To write a screenplay means dedicating yourself to hard, arduous and often frustrating work, as well as hour upon hour of pen-gnawing, wall-staring and creeping self-doubt. And when the first version is finally ready, you, as the writer, know that the editing process will inevitably take at least as many hours of dedication. Your screenplay is, in this first version, barely more finished than if you were to sit down and start from scratch. But this burdensome fact is lightened by moments of absolute clarity during the writing process, when pieces click themselves into place, and details that you were barely conscious of gain a new and significant meaning. In those moments, the world around you seems to come into focus in a way that few get to experience, and it is simply marvellous.

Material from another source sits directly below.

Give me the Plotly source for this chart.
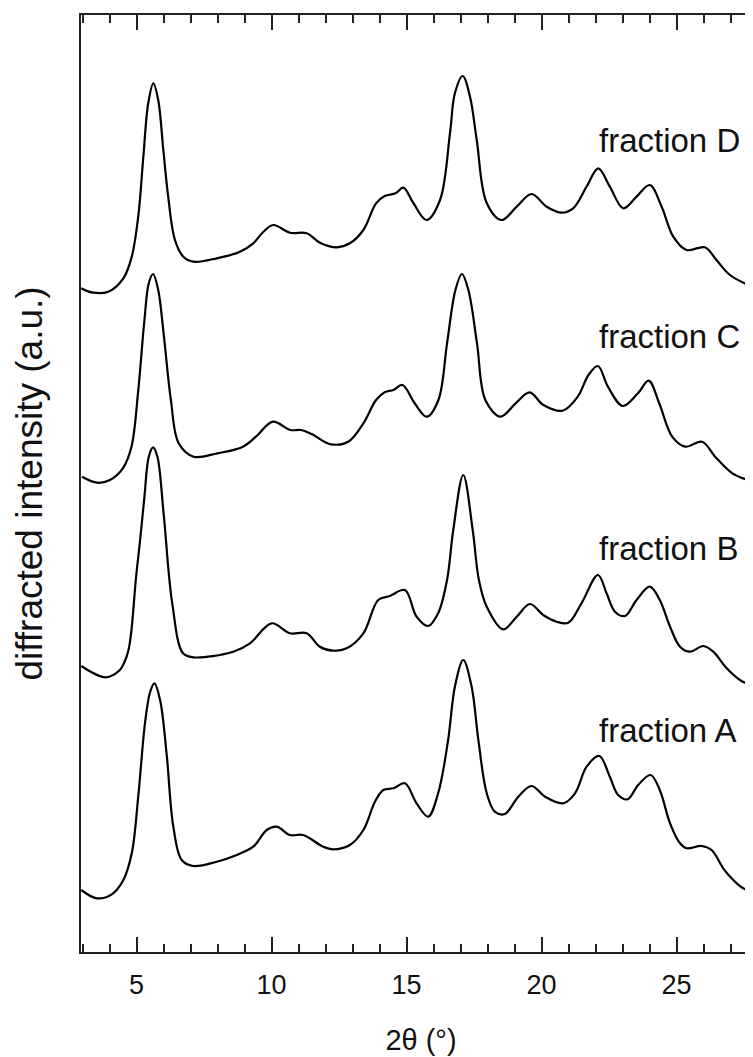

As a screenwriter, I am deeply satisfied occupying a space behind the camera. I have no need whatsoever for public recognition, applause in the movie theatres (though, admittedly, that would be all kinds of fantastic), or any desire for my name to be top-billed on the movie poster. But there is something that astonishes me about the community I wish to join: the screenwriter is not considered a cornerstone of every production and, instead, the tendency is to not even have the screenwriter present for the shoot.
How can this be so? How can the person, whose inner-thoughts made it possible for the film to even exist, simply get a handshake, a pay-check and be expected to hand over the reigns completely to the holiest of the holy: the director? I don’t mean to undermine the role of the director; some of them take a script and elevate it to new heights. But then again, others don’t seem to grasp the concept of a character arc, or how the building blocks of the screenplay have been strategically placed together for very specific reasons – and when one of these building blocks is removed it will result in changing the very core of the script (read Gladiatora and watch the film and you’ll understand what I mean. Why, Ridley Scott? Why?)
In the Scriptnotes podcast, screenwriters John August and Craig Mazin discuss this reality for professional screenwriters, and both agree that the decision to exclude the person/persons from the production who, like no other, know the details of the world about to be realised and recorded, is something close to madness. The screenwriter has spent years of his or her life nursing their idea and understand each and every moment, every beat of their script, and is also fully aware of the choices that were made along the way in order to realise the final draft. The screenwriter, for this reason, is well positioned to argue against making any changes that may harm the finished product. To not keep the writer on hand as a script advisor, throughout the different stages of production, seems a poor decision from an investor’s point of view.
Unfortunately the reality is what it is, and the screenwriter’s role in the spinning wheel that is the film community is continuously taken for granted (no wonder so many screenwriters are also directors). The hard, arduous and often frustrating work of the screenwriter is easily overlooked, and the prevailing attitude seems to be that anyone with a strong enough idea can sit down and write a screenplay. Fair enough. I could probably hammer together a bridge if I wanted to. The question is, would anyone choose to cross it? And how would it stand the test of time?